Smarter Questions

02 Sep 2023

Questions

The Rules

How to ask questions the smart way, by Eric Raymond, lays out rules for getting your questions answered when you seek help via email, in a newsgroup, or in forums. These include such things as doing your homework beforehand by searching the archives of the forum and searching the web. Nothing upsets the forum denizens more than getting asked the same question over and over again or a question whose answer can easily be found on the web. Read the Manual or FAQ if there is one, and experiment first.

When you are ready to ask your question, make sure the channel you choose is the correct channel for your question. Also, ensure that the technical level of the channel is right for your question. Finally, do not cross-post your question to too many channels. Violating these rules will get you ignored at the least or the victim of a flame response at the worst.

Smart Example

It did not take me long searching on Stack Overflow to find an excellent example of a Smart Question. Improve INSERT-per-second performance of SQLite laid out their question first, and then showed 10 different ways they had tried to solve the performance problem.
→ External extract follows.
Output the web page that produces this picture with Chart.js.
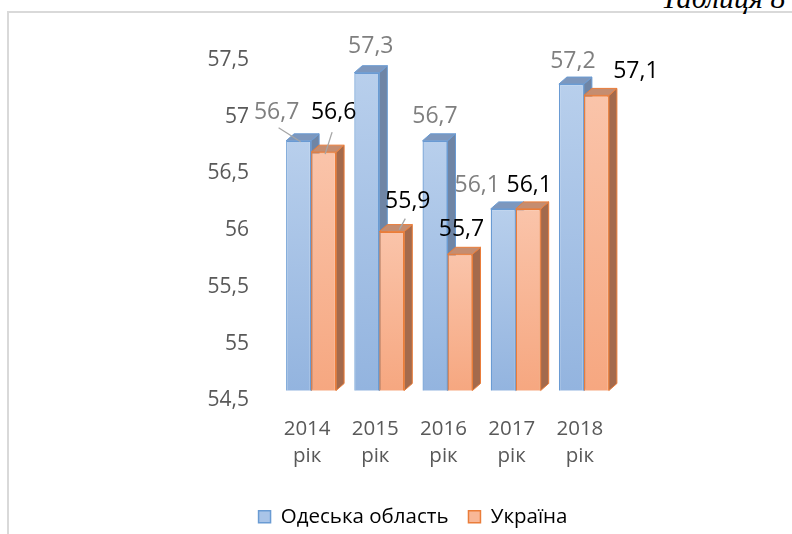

The post received 12 quality answers, quite a few comments, and 3344 up-votes. The person posting the question, ended their post with “I’d gladly take suggestions for other scenarios to try… And will be compiling similar data for SELECT queries soon.” This shows willingness to learn and contribute to the community.

Not So Smart Example

It also did not take long to find a bad example of how to post a question. Files that won’t compile in IPhone project asked three questions:

  1. Could it be that some external compile script was being used previously instead of the one configured in XCode?
  2. Could it be that these files won’t compile for the iPhone Simulator, but would compile for a real device?
  3. Do you know what these files (render.c, sweep.c and tess.c) are for?

The first question could only be answered by someone with access to the project source files. The second was answered by the original poster, and the third simply requires reading the source code itself. The comments were not outright helpful, and the post got 0 up-votes. The person responsible for this post did not try to help themselves before asking the questions.